[START]

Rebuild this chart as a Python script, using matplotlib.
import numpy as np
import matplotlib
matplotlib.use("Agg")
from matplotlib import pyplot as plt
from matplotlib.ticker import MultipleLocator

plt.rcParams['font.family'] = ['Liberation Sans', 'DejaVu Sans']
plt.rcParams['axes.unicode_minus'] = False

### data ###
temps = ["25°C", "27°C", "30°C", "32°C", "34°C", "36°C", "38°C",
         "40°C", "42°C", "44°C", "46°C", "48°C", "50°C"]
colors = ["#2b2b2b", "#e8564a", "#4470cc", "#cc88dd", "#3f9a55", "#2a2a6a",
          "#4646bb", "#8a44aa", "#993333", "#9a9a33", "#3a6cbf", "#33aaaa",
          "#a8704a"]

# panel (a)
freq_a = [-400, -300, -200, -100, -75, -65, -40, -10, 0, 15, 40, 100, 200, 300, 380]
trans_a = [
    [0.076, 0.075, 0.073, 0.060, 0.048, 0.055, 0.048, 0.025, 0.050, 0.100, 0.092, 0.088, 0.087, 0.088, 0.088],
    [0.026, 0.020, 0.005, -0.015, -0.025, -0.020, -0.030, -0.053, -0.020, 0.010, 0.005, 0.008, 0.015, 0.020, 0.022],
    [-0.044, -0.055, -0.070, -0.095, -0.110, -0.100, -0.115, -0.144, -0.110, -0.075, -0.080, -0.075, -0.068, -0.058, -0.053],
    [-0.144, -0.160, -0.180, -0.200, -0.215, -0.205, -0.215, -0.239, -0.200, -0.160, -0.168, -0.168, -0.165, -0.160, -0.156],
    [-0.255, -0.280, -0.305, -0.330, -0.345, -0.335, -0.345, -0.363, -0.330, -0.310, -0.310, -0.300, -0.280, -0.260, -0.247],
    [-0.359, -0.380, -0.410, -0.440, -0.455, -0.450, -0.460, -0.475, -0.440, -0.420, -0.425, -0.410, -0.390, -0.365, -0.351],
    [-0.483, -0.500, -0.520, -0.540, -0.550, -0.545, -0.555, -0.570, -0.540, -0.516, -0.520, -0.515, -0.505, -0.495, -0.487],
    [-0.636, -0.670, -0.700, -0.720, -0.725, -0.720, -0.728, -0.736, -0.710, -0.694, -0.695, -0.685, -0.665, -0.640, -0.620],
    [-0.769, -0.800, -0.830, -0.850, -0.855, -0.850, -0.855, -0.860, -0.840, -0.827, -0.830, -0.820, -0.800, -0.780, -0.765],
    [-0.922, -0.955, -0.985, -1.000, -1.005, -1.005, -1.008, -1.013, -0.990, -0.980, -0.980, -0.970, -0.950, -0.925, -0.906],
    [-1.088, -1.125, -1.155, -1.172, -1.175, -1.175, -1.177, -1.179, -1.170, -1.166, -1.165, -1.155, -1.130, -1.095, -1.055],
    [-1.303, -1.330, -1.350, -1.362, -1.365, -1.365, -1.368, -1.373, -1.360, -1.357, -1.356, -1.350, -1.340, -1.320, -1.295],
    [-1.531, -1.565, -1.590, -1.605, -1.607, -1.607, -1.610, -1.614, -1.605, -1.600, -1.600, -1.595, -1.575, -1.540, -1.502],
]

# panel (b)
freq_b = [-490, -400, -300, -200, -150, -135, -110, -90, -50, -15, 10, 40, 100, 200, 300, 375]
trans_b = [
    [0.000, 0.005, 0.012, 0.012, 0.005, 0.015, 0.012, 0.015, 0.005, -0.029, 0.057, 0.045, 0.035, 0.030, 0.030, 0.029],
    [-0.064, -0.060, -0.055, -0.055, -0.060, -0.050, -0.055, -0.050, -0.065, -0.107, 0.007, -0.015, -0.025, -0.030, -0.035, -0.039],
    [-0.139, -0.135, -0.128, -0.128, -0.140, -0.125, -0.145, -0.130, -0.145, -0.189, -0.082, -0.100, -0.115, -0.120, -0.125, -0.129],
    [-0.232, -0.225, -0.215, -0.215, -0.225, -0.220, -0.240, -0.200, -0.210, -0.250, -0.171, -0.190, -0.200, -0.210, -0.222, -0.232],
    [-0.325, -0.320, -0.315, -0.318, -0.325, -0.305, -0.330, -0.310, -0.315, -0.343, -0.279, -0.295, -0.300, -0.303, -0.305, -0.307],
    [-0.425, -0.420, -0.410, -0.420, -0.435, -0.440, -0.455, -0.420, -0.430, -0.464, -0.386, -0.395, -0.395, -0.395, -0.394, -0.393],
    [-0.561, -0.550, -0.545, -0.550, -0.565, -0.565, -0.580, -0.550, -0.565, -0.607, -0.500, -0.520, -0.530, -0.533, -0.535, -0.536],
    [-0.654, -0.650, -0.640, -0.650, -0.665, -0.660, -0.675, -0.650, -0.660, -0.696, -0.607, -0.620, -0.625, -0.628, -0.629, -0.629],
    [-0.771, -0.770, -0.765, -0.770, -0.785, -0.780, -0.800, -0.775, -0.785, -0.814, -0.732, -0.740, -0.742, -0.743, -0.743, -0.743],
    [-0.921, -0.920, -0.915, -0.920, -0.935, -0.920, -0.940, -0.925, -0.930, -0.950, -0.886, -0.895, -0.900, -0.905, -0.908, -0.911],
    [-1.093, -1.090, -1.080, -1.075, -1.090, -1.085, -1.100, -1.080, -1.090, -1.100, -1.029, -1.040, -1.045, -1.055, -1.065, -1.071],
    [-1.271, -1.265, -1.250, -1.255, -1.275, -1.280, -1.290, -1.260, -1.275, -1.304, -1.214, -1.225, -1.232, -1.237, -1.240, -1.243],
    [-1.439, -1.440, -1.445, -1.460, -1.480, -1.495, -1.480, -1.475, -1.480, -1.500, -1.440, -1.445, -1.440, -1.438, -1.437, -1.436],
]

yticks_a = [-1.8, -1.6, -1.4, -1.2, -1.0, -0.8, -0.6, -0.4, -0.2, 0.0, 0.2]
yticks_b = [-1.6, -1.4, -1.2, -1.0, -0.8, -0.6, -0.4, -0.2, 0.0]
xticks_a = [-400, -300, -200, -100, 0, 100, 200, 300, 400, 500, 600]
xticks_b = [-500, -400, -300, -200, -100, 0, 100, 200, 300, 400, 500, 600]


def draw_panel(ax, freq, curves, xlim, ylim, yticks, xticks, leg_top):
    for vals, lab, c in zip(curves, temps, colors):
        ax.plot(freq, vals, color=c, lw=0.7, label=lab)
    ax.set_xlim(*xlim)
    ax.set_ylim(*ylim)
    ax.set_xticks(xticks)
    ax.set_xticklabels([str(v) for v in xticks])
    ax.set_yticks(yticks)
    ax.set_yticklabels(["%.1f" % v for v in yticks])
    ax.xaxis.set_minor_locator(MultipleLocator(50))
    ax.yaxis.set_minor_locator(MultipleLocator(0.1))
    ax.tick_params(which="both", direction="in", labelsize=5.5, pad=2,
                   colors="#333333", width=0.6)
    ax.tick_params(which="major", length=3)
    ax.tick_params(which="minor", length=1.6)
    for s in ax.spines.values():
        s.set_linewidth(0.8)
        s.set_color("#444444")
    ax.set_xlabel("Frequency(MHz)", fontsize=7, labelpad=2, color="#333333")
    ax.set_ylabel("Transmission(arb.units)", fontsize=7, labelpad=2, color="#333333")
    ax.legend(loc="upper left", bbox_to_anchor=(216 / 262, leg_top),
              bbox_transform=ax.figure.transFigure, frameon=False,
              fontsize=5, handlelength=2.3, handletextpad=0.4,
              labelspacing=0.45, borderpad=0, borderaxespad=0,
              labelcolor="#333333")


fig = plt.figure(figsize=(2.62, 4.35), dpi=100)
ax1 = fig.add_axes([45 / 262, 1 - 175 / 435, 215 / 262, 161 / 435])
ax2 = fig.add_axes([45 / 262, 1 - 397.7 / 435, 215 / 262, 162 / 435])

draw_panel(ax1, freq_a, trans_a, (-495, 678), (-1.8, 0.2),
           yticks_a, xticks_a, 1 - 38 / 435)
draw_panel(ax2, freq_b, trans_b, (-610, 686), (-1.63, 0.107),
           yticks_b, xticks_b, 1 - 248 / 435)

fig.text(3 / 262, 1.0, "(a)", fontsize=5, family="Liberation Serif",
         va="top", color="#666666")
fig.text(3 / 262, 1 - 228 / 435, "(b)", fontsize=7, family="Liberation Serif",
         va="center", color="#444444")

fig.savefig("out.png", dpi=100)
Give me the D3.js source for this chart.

[END]

EXERCISE TASK: Check each line of the entries above, and show every one holding the word "this".

FULL SOLUTION:
Rebuild this chart as a Python script, using matplotlib.
Give me the D3.js source for this chart.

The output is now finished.